Indian Aviation News

DGCA sleeps over enforcing pilot rest rules

by Bipin Shah Self Employed
Bipin Shah Magnate I   Self Employed
MUMBAI: While the Directorate General of Civil Aviation (DGCA) has made it mandatory for flight attendants to check on pilots during lean-activity periods in the cockpit to prevent the flying crew from falling asleep at the controls, the country's aviation regulator is yet to issue scientifically backed pilot rest rules despite the rising instances of fatigue-related air crashes the world over.

The International Civil Aviation Organisation (ICAO) had set a 2009 deadline for adopting scientifically backed pilot rest rules, but India-despite being a signatory-is yet to comply. The country's air carriers currently follow rest rules framed way back in 1992, a time when the concept of fatigue-management to reduce air crashes was relatively unheard of.

The fatigue-element was factored into the 1992 rest rules to a small extent on the basis of lessons learnt from earlier crashes-like the October 12, 1976, crash of Bombay-Madras Indian Airlines flight. The Caravelle aircraft caught fire on take off and the fatigued commander-who had flown a Boeing aircraft in the morning, attended office work through the day and operated the late-night flight to Madras-failed to take the corrective action, which led to 95 deaths.

Sixteen years and about eight air crashes later, the country saw new pilot rest rules in 1992. Sixteen years later in 2008, the DGCA put in force scientifically backed rest rules (written in 2007) as by then the global airline industry had registered fatigue's ever-increasing role in air crashes. But within a month after it was issued, the regulator bowed down to pressure from airlines (for one, the new rules meant more rest period and so more pilots per aircraft) and withdrew it to bring back the 1992 rest rules. It means currently the country's airlines roster their pilots based on rules which have no benefit of air safety lessons-on fatigue and its link to air crashes-learnt by the airline industry from 1992 onwards.

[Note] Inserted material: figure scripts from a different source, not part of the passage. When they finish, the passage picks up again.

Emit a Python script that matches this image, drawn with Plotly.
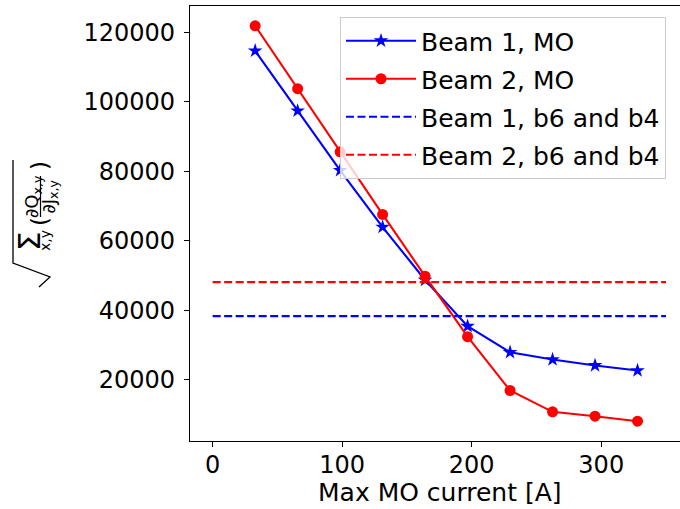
import plotly.graph_objects as go

# Max MO current [A] at each scan step
current = [32.8, 65.6, 98.4, 131.2, 164.0, 196.8, 229.6, 262.4, 295.2, 328.0]

# Detuning metric vs. MO current for both beams
beam1_mo = [114700, 97400, 80300, 63950, 48700, 35400, 27900, 25800, 24100, 22650]
beam2_mo = [121900, 103800, 85600, 67600, 49800, 32400, 16900, 10750, 9500, 8050]

# Reference levels from b6 and b4 correction
ref_span = [0, 350]
beam1_b6b4 = 38300
beam2_b6b4 = 48100

x_ticks = [0, 100, 200, 300]
y_ticks = [20000, 40000, 60000, 80000, 100000, 120000]

FONT = "DejaVu Sans"
FS = 25
TICK_FS = 24
DASH = "8px,3.5px"

W, H = 680, 509
ML, MR, MT, MB = 190, 0, 6, 68
PW, PH = W - ML - MR, H - MT - MB


def px(x):
    """Pixel x -> paper x."""
    return (x - ML) / PW


def py(y):
    """Pixel y (from top) -> paper y."""
    return (H - MB - y) / PH


fig = go.Figure()
fig.add_trace(go.Scatter(
    x=current, y=beam1_mo, mode="lines+markers", name="Beam 1, MO",
    line=dict(color="blue", width=2.1),
    marker=dict(symbol="star", size=11, color="blue"),
    legendgroup="a"))
fig.add_trace(go.Scatter(
    x=current, y=beam2_mo, mode="lines+markers", name="Beam 2, MO",
    line=dict(color="red", width=2.1),
    marker=dict(symbol="circle", size=11, color="red"),
    legendgroup="b"))
fig.add_trace(go.Scatter(
    x=ref_span, y=[beam1_b6b4] * 2, mode="lines", name="Beam 1, b6 and b4",
    line=dict(color="blue", width=2.1, dash=DASH), legendgroup="c"))
fig.add_trace(go.Scatter(
    x=ref_span, y=[beam2_b6b4] * 2, mode="lines", name="Beam 2, b6 and b4",
    line=dict(color="red", width=2.1, dash=DASH), legendgroup="d"))

axis_common = dict(
    showgrid=False, zeroline=False, showline=True, linecolor="black", linewidth=1.1,
    ticks="outside", ticklen=5, tickwidth=1.1, tickcolor="black",
    tickfont=dict(family=FONT, size=TICK_FS, color="black"),
    tickformat="d",
)

fig.update_xaxes(range=[-17.5, 360.8], tickvals=x_ticks, mirror=True,
                 ticklabelstandoff=-3, **axis_common)
fig.update_yaxes(range=[2357, 127593], tickvals=y_ticks, ticklabelstandoff=4, **axis_common)

lab_font = lambda s: dict(family=FONT, size=s, color="black")


def rot_text(text, x, y, size):
    return dict(text=text, xref="paper", yref="paper", x=px(x), y=py(y),
                xanchor="center", yanchor="middle", textangle=-90,
                showarrow=False, font=lab_font(size), borderpad=0)


# y-axis label: sqrt( sum_{x,y} (dQ_{x,y} / dJ_{x,y}) ), built from rotated pieces
ylabel_parts = [
    rot_text("Σ", 28.5, 241.5, 31),
    rot_text("x,y", 45, 241, 14),
    rot_text("(", 40, 222, 23),
    rot_text("∂Q<sub>x,y</sub>", 32.5, 196.5, 18),
    rot_text("∂J<sub>x,y</sub>", 49, 196.5, 18),
    rot_text(")", 40, 166, 23),
]

radical = "M {} {} L {} {} L {} {} L {} {}".format(
    px(39), py(287), px(50), py(277), px(13), py(263), px(13), py(160))

fig.update_layout(
    width=W, height=H,
    margin=dict(l=ML, r=MR, t=MT, b=MB),
    paper_bgcolor="white", plot_bgcolor="white",
    font=dict(family=FONT, size=FS, color="black"),
    showlegend=True,
    legend=dict(
        x=px(340), y=py(17), xanchor="left", yanchor="top",
        bgcolor="rgba(255,255,255,0.8)", bordercolor="#cccccc", borderwidth=1,
        font=lab_font(FS),
        tracegroupgap=2.5, itemwidth=70,
    ),
    annotations=[
        dict(text="Max MO current [A]", xref="paper", yref="paper",
             x=px(440), y=py(509), xanchor="center", yanchor="bottom",
             showarrow=False, font=lab_font(FS)),
    ] + ylabel_parts,
    shapes=[
        dict(type="path", path=radical, xref="paper", yref="paper",
             line=dict(color="black", width=1.3)),
        dict(type="line", xref="paper", yref="paper",
             x0=px(40.5), x1=px(40.5), y0=py(176), y1=py(217),
             line=dict(color="black", width=1.2)),
    ],
)

fig.write_html("out.html")
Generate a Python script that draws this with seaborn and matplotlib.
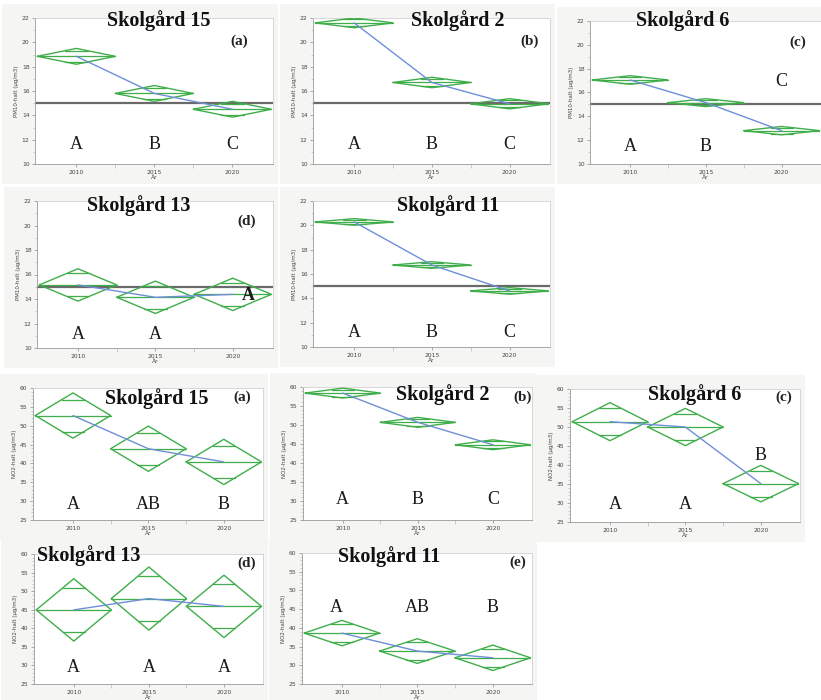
import numpy as np
import pandas as pd
import matplotlib
matplotlib.use("Agg")
import matplotlib.pyplot as plt
from matplotlib.patches import Rectangle
from matplotlib.ticker import MultipleLocator, FixedLocator
import seaborn as sns

# ---------------- data ----------------
years = ["2010", "2015", "2020"]

# PM10 (µg/m3): means and 95% CI half-widths, letters
pm10_s15_mean = [18.85, 15.80, 14.50]
pm10_s15_ci = [0.65, 0.65, 0.65]
pm10_s15_letters = ["A", "B", "C"]

pm10_s2_mean = [21.60, 16.70, 14.95]
pm10_s2_ci = [0.40, 0.43, 0.42]
pm10_s2_letters = ["A", "B", "C"]

pm10_s6_mean = [17.05, 15.15, 12.80]
pm10_s6_ci = [0.36, 0.33, 0.35]
pm10_s6_letters = ["A", "B", "C"]

pm10_s13_mean = [15.15, 14.14, 14.38]
pm10_s13_ci = [1.32, 1.32, 1.32]
pm10_s13_letters = ["A", "A", "A"]

pm10_s11_mean = [20.28, 16.74, 14.61]
pm10_s11_ci = [0.27, 0.27, 0.27]
pm10_s11_letters = ["A", "B", "C"]

pm10_limit = 15

# NO2 (µg/m3)
no2_s15_mean = [52.7, 43.9, 40.4]
no2_s15_ci = [6.0, 6.0, 6.0]
no2_s15_letters = ["A", "AB", "B"]

no2_s2_mean = [58.4, 50.7, 44.8]
no2_s2_ci = [1.3, 1.3, 1.3]
no2_s2_letters = ["A", "B", "C"]

no2_s6_mean = [51.4, 50.0, 35.1]
no2_s6_ci = [5.0, 4.9, 4.8]
no2_s6_letters = ["A", "A", "B"]

no2_s13_mean = [44.95, 48.0, 45.9]
no2_s13_ci = [8.4, 8.5, 8.4]
no2_s13_letters = ["A", "A", "A"]

no2_s11_mean = [38.6, 33.8, 32.0]
no2_s11_ci = [3.4, 3.3, 3.4]
no2_s11_letters = ["A", "AB", "B"]

# ---------------- style ----------------
sns.set_theme(style="white")
plt.rcParams["font.family"] = ["DejaVu Sans"]
SERIF = ["Liberation Serif", "DejaVu Serif"]

W, H = 821, 700
fig = plt.figure(figsize=(W / 100, H / 100), dpi=100)
fig.patch.set_facecolor("white")

GREEN = "#3fae4a"
BLUE = "#6e8fd8"
GRAY_BG = "#f5f5f3"

pm_layout = dict(ylim=(10, 22), major=2, minor=1, ylabel="PM10-halt (µg/m3)")
no2_layout = dict(ylim=(25, 60), major=5, minor=1, ylabel="NO2-halt (µg/m3)")

panels = [
    # PM10
    dict(lay=pm_layout, title="Skolgård 15", mean=pm10_s15_mean, ci=pm10_s15_ci, letters=pm10_s15_letters,
         tag="(a)", box=(35, 273, 18, 164), title_xy=(0.52, 0.985), tag_xy=(0.86, 0.84),
         lx=[0, 1, 2], ly=[11.6, 11.6, 11.6], lbold=[False] * 3, limit=True),
    dict(lay=pm_layout, title="Skolgård 2", mean=pm10_s2_mean, ci=pm10_s2_ci, letters=pm10_s2_letters,
         tag="(b)", box=(313, 550, 18, 164), title_xy=(0.61, 0.985), tag_xy=(0.915, 0.84),
         lx=[0, 1, 2], ly=[11.6, 11.6, 11.6], lbold=[False] * 3, limit=True),
    dict(lay=pm_layout, title="Skolgård 6", mean=pm10_s6_mean, ci=pm10_s6_ci, letters=pm10_s6_letters,
         tag="(c)", box=(590, 821, 21, 164), title_xy=(0.40, 1.0), tag_xy=(0.90, 0.85),
         lx=[0, 1, 2], ly=[11.5, 11.5, 16.9], lbold=[False] * 3, limit=True),
    dict(lay=pm_layout, title="Skolgård 13", mean=pm10_s13_mean, ci=pm10_s13_ci, letters=pm10_s13_letters,
         tag="(d)", box=(37, 273, 201, 348), title_xy=(0.43, 0.97), tag_xy=(0.89, 0.86),
         lx=[0, 1, 2.2], ly=[11.1, 11.1, 14.3], lbold=[False, False, True], limit=True),
    dict(lay=pm_layout, title="Skolgård 11", mean=pm10_s11_mean, ci=pm10_s11_ci, letters=pm10_s11_letters,
         tag="", box=(313, 550, 201, 347), title_xy=(0.57, 0.966), tag_xy=(0.9, 0.86),
         lx=[0, 1, 2], ly=[11.2, 11.2, 11.2], lbold=[False] * 3, limit=True),
    # NO2
    dict(lay=no2_layout, title="Skolgård 15", mean=no2_s15_mean, ci=no2_s15_ci, letters=no2_s15_letters,
         tag="(a)", box=(33, 263, 388, 520), title_xy=(0.54, 0.92), tag_xy=(0.91, 0.93),
         lx=[0, 1, 2], ly=[29.0, 29.0, 29.0], lbold=[False] * 3, limit=False),
    dict(lay=no2_layout, title="Skolgård 2", mean=no2_s2_mean, ci=no2_s2_ci, letters=no2_s2_letters,
         tag="(b)", box=(303, 532, 387, 520), title_xy=(0.61, 0.94), tag_xy=(0.96, 0.92),
         lx=[0, 1, 2], ly=[30.3, 30.3, 30.3], lbold=[False] * 3, limit=False),
    dict(lay=no2_layout, title="Skolgård 6", mean=no2_s6_mean, ci=no2_s6_ci, letters=no2_s6_letters,
         tag="(c)", box=(570, 800, 389, 522), title_xy=(0.54, 0.955), tag_xy=(0.93, 0.94),
         lx=[0.07, 1, 2], ly=[29.6, 29.6, 42.4], lbold=[False] * 3, limit=False),
    dict(lay=no2_layout, title="Skolgård 13", mean=no2_s13_mean, ci=no2_s13_ci, letters=no2_s13_letters,
         tag="(d)", box=(34, 263, 554, 684), title_xy=(0.24, 0.985), tag_xy=(0.93, 0.93),
         lx=[0, 1, 2], ly=[29.5, 29.5, 29.5], lbold=[False] * 3, limit=False),
    dict(lay=no2_layout, title="Skolgård 11", mean=no2_s11_mean, ci=no2_s11_ci, letters=no2_s11_letters,
         tag="(e)", box=(302, 532, 553, 684), title_xy=(0.38, 0.97), tag_xy=(0.94, 0.93),
         lx=[-0.08, 1, 2], ly=[45.4, 45.4, 45.4], lbold=[False] * 3, limit=False),
]

HALF = 0.5  # diamond half width (category units)

for p in panels:
    l, r, t, b = p["box"]
    lay = p["lay"]
    # light screenshot-like backdrop
    bx0, bx1 = l - 33, min(r + 5, W)
    by0, by1 = t - 14, min(b + 20, H)
    fig.patches.append(Rectangle((bx0 / W, 1 - by1 / H), (bx1 - bx0) / W, (by1 - by0) / H,
                                 transform=fig.transFigure, facecolor=GRAY_BG, edgecolor="none", zorder=0))
    ax = fig.add_axes([l / W, 1 - b / H, (r - l) / W, (b - t) / H])
    ax.set_facecolor("white")
    ax.set_zorder(1)

    df = pd.DataFrame({"pos": np.arange(len(years)), "year": years,
                       "mean": p["mean"], "ci": p["ci"]})

    # diamonds
    for _, row in df.iterrows():
        x, m, c = row["pos"], row["mean"], row["ci"]
        ax.plot([x - HALF, x, x + HALF, x, x - HALF], [m, m + c, m, m - c, m],
                color=GREEN, lw=1.0, zorder=3)
        ax.plot([x - HALF, x + HALF], [m, m], color=GREEN, lw=0.9, zorder=3)
        h = c / np.sqrt(2)
        w = HALF * (1 - h / c)
        ax.plot([x - w, x + w], [m + h, m + h], color=GREEN, lw=0.9, zorder=3)
        ax.plot([x - w, x + w], [m - h, m - h], color=GREEN, lw=0.9, zorder=3)

    # means line
    sns.lineplot(data=df, x="pos", y="mean", ax=ax, color=BLUE, lw=1.0, zorder=4,
                 estimator=None, sort=False)

    if p["limit"]:
        ax.axhline(pm10_limit, color="#6a6a6a", lw=1.6, zorder=2)

    ax.set_xlim(-0.53, 2.52)
    ax.set_ylim(*lay["ylim"])
    ax.xaxis.set_major_locator(FixedLocator([0, 1, 2]))
    ax.set_xticklabels(years)
    ax.xaxis.set_minor_locator(FixedLocator([0.5, 1.5]))
    ax.yaxis.set_major_locator(MultipleLocator(lay["major"]))
    ax.yaxis.set_minor_locator(MultipleLocator(lay["minor"]))
    ax.tick_params(axis="both", which="major", labelsize=4.3, length=2.5, width=0.5,
                   color="#888888", labelcolor="#444444", pad=1.5, direction="out",
                   bottom=True, left=True)
    ax.tick_params(axis="both", which="minor", length=1.5, width=0.4, color="#aaaaaa",
                   bottom=True, left=True)
    ax.tick_params(axis="x", which="minor", length=3)
    ax.set_xlabel("År", fontsize=4.3, color="#444444", labelpad=0.5)
    ax.set_ylabel(lay["ylabel"], fontsize=4.0, color="#444444", labelpad=2)
    for side, sp in ax.spines.items():
        sp.set_linewidth(0.6)
        sp.set_color("#999999" if side in ("left", "bottom") else "#d0d0d0")

    # texts
    ax.text(p["title_xy"][0], p["title_xy"][1], p["title"], transform=ax.transAxes,
            ha="center", va="center", fontsize=14.5, fontweight="bold", family=SERIF,
            color="#111111", zorder=6)
    if p["tag"]:
        ax.text(p["tag_xy"][0], p["tag_xy"][1], p["tag"], transform=ax.transAxes,
                ha="center", va="center", fontsize=11, fontweight="bold", family=SERIF,
                color="#222222", zorder=6)
    for lx, ly, txt, bold in zip(p["lx"], p["ly"], p["letters"], p["lbold"]):
        ax.text(lx, ly, txt, ha="center", va="center", fontsize=13,
                fontweight="bold" if bold else "normal", family=SERIF, color="#1a1a1a", zorder=6)

fig.savefig("out.png", dpi=100, facecolor="white")
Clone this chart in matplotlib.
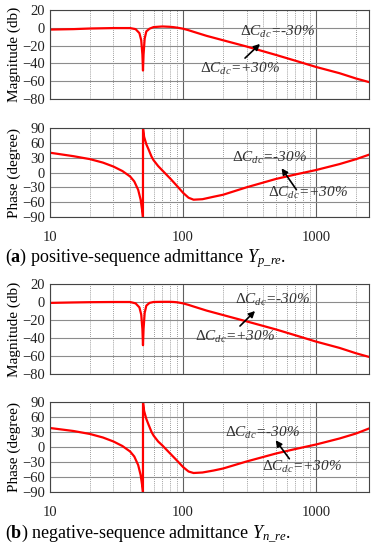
import matplotlib
matplotlib.use('Agg')
import matplotlib.pyplot as plt
import numpy as np

plt.rcParams['font.family'] = 'Liberation Serif'
plt.rcParams['mathtext.fontset'] = 'custom'
plt.rcParams['mathtext.rm'] = 'Liberation Serif'
plt.rcParams['mathtext.it'] = 'Liberation Serif:italic'
plt.rcParams['mathtext.bf'] = 'Liberation Serif:bold'

# frequency points (Hz)
f_mag = [10, 15, 20, 30, 40, 44, 47, 48.5, 49.5, 50, 50.5, 51.5, 53, 56, 60, 70, 80, 85, 90,
         100, 110, 120, 150, 200, 300, 500, 700, 1000, 1500, 2000, 2500]
mag_a = [-2, -1.5, -0.8, -0.3, -0.3, -1.5, -6, -14, -30, -48, -30, -12, -4, -1, 0.8, 1.5, 1.1, 0.7, 0.2,
         -1, -2.7, -4.5, -9, -14, -21, -30.5, -37, -44, -51, -57, -61]
mag_b = [-1, -0.5, -0.2, 0, 0, -1.5, -6, -14, -30, -48, -30, -12, -4, -1, 0, 0.2, 0.2, 0, -0.3,
         -1.5, -3.2, -5, -9.5, -14.5, -21.5, -30.5, -37, -44, -51, -57, -61]

f_ph = [10, 15, 20, 25, 30, 35, 40, 43, 46, 48, 49.5, 49.97, 50.03, 51, 53, 55, 58, 60, 65, 70,
        80, 90, 100, 110, 120, 140, 170, 200, 300, 500, 700, 1000, 1500, 2000, 2500]
ph_a = [40, 33, 27, 20, 12, 3, -8, -18, -35, -55, -80, -90, 90, 72, 57, 47, 32, 25, 13, 4,
        -12, -27, -41, -51, -55, -54, -49, -45, -30, -13, -4, 5, 17, 27, 36]
ph_b = [38, 32, 26, 19, 11, 2, -9, -19, -36, -56, -80, -90, 90, 72, 56, 45, 30, 23, 11, 3,
        -13, -27, -40, -49, -52, -51, -47, -43, -29, -13, -4, 5, 17, 27, 37]

label_neg = r'$\Delta C_{dc}$=-30%'
label_pos = r'$\Delta C_{dc}$=+30%'

W, H = 377, 550
fig = plt.figure(figsize=(W / 100, H / 100), dpi=100)


def add_ax(top, bottom):
    return fig.add_axes([50 / W, 1 - bottom / H, 319 / W, (bottom - top) / H])


def style(ax, ylim, yticks, ylabel, xlabels):
    ax.set_xscale('log')
    ax.set_xlim(10, 2500)
    ax.set_ylim(*ylim)
    ax.set_yticks(yticks)
    ax.grid(True, which='major', axis='y', color='#8c8c8c', lw=0.8, ls='-')
    ax.grid(True, which='major', axis='x', color='#606060', lw=0.8, ls='-')
    ax.grid(True, which='minor', axis='x', color='#7c7c7c', lw=0.6, ls=(0, (1, 1.5)))
    ax.tick_params(which='both', length=0, labelsize=10.5, colors='#222222')
    ax.tick_params(axis='x', pad=10)
    ax.set_ylabel(ylabel, fontsize=11, labelpad=1)
    if xlabels:
        ax.set_xticks([10, 100, 1000])
        ax.set_xticklabels(['10', '100', '1000'])
    else:
        ax.set_xticklabels([])
    ax.xaxis.set_minor_formatter(matplotlib.ticker.NullFormatter())
    for s in ax.spines.values():
        s.set_color('#444444')
        s.set_linewidth(0.8)


def annotate(neg_xy, pos_xy, arr_from, arr_to):
    # positions given in figure pixels
    kw = dict(transform=fig.transFigure, fontsize=11, style='italic', color='#333333',
              va='center', ha='left')
    fig.text(neg_xy[0] / W, 1 - neg_xy[1] / H, label_neg, **kw)
    fig.text(pos_xy[0] / W, 1 - pos_xy[1] / H, label_pos, **kw)
    fig.add_artist(matplotlib.patches.FancyArrowPatch(
        (arr_from[0] / W, 1 - arr_from[1] / H), (arr_to[0] / W, 1 - arr_to[1] / H),
        transform=fig.transFigure, arrowstyle='-|>', mutation_scale=9, color='black', lw=1.2))


panels = [
    (10, 99, 128, 217, mag_a, ph_a),
    (284, 374, 402, 492, mag_b, ph_b),
]
for mt, mb, pt, pb, mag, ph in panels:
    ax1 = add_ax(mt, mb)
    ax1.plot(f_mag, mag, color='red', lw=1.6)
    style(ax1, (-80, 20), np.arange(-80, 21, 20), 'Magnitude (db)', False)
    ax2 = add_ax(pt, pb)
    ax2.plot(f_ph, ph, color='red', lw=1.6)
    style(ax2, (-90, 90), np.arange(-90, 91, 30), 'Phase (degree)', True)

annotate((240, 32), (200, 69), (243, 60), (262, 42))
annotate((232, 158), (268, 193), (298, 192), (280, 166))
annotate((235, 300), (195, 337), (238, 328), (257, 309))
annotate((225, 433), (262, 467), (291, 461), (274, 438))

fig.text(5 / W, 1 - 258 / H, r'($\mathbf{a}$) positive-sequence admittance $Y_{p\_re}$.',
         fontsize=13, va='center', ha='left')
fig.text(5 / W, 1 - 534 / H, r'($\mathbf{b}$) negative-sequence admittance $Y_{n\_re}$.',
         fontsize=13, va='center', ha='left')

fig.savefig('out.png', dpi=100)
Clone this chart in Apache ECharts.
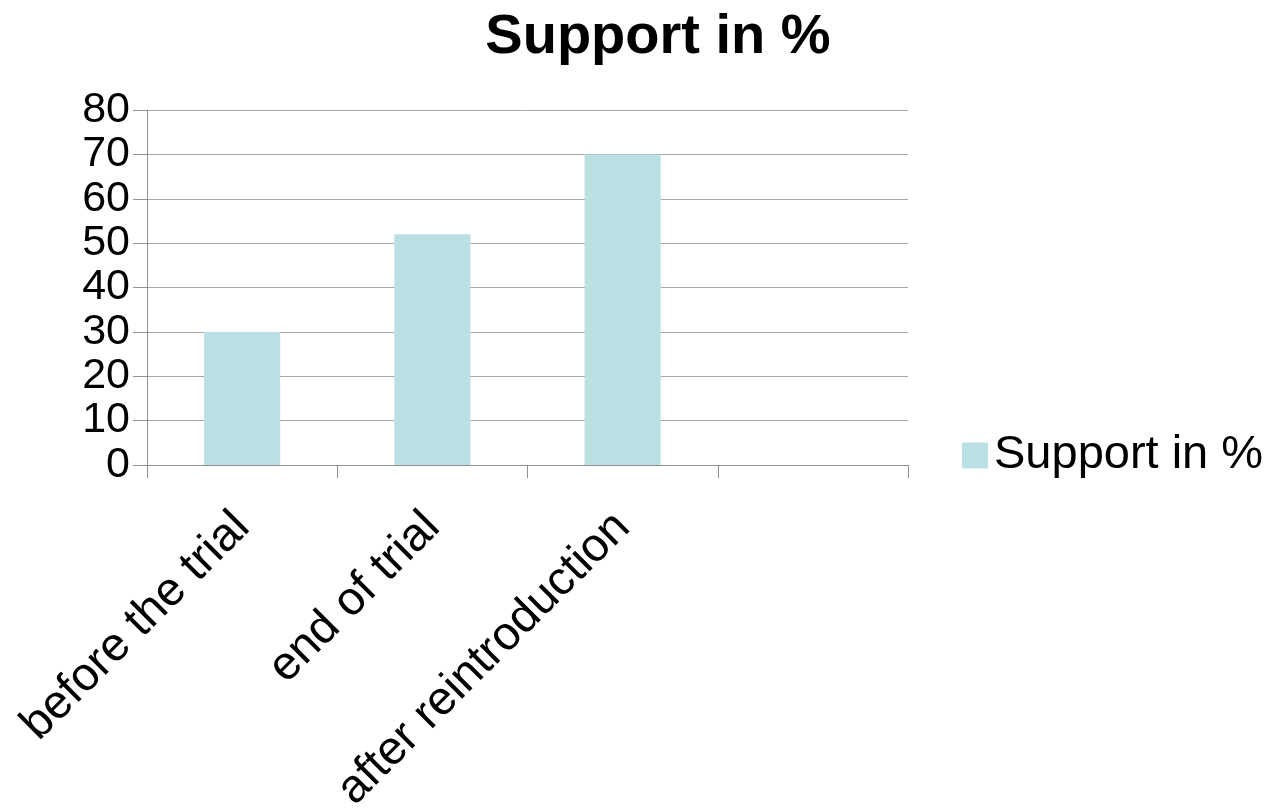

What does it mean to follow pilot rest rules that are close to two decades old? For one, it means scheduling pilots for duty the way airlines in other parts of the world did in the '60s and '70s. For instance, an Indian carrier can continuously roster a pilot for flights operated during circadian low periods. It means a pilot can be given, say a 5.30 am departure any time in a row. In most countries, a pilot can be rostered on circadian-low flights only twice in a row. The third time, s/he would be put say, on a 8.30 am flight- basically, a flight which does not interrupt with night sleep.

The other outcome of following rusty rest rules comes in the form of various dispensations that the DGCA has to give to suit the current operations environment. There were no 15-16 hour ultra-long haul flights in 1992 and so those rest rules do not cover such operations. Another shortcoming is that the 1992 rest rules do not account for travel before a flight (as additional crew member) and after a flight-both of which are now factored in in pilot fatigue studies. Scientific studies have shown that the performance levels and response times degrade with "time since awake''.

Fatal air crashes where fatigue played a prominent role continue to go up. Only last week, the president of Pakistan Air Lines Pilots Association, Captain Sohail Baloch, said the Margalla Hills Air Blue A320 crash might be attributed to pilots' fatigue. "The pilot may be suffering from accumulated fatigue because they are not given adequate leaves,'' he told a private news channel.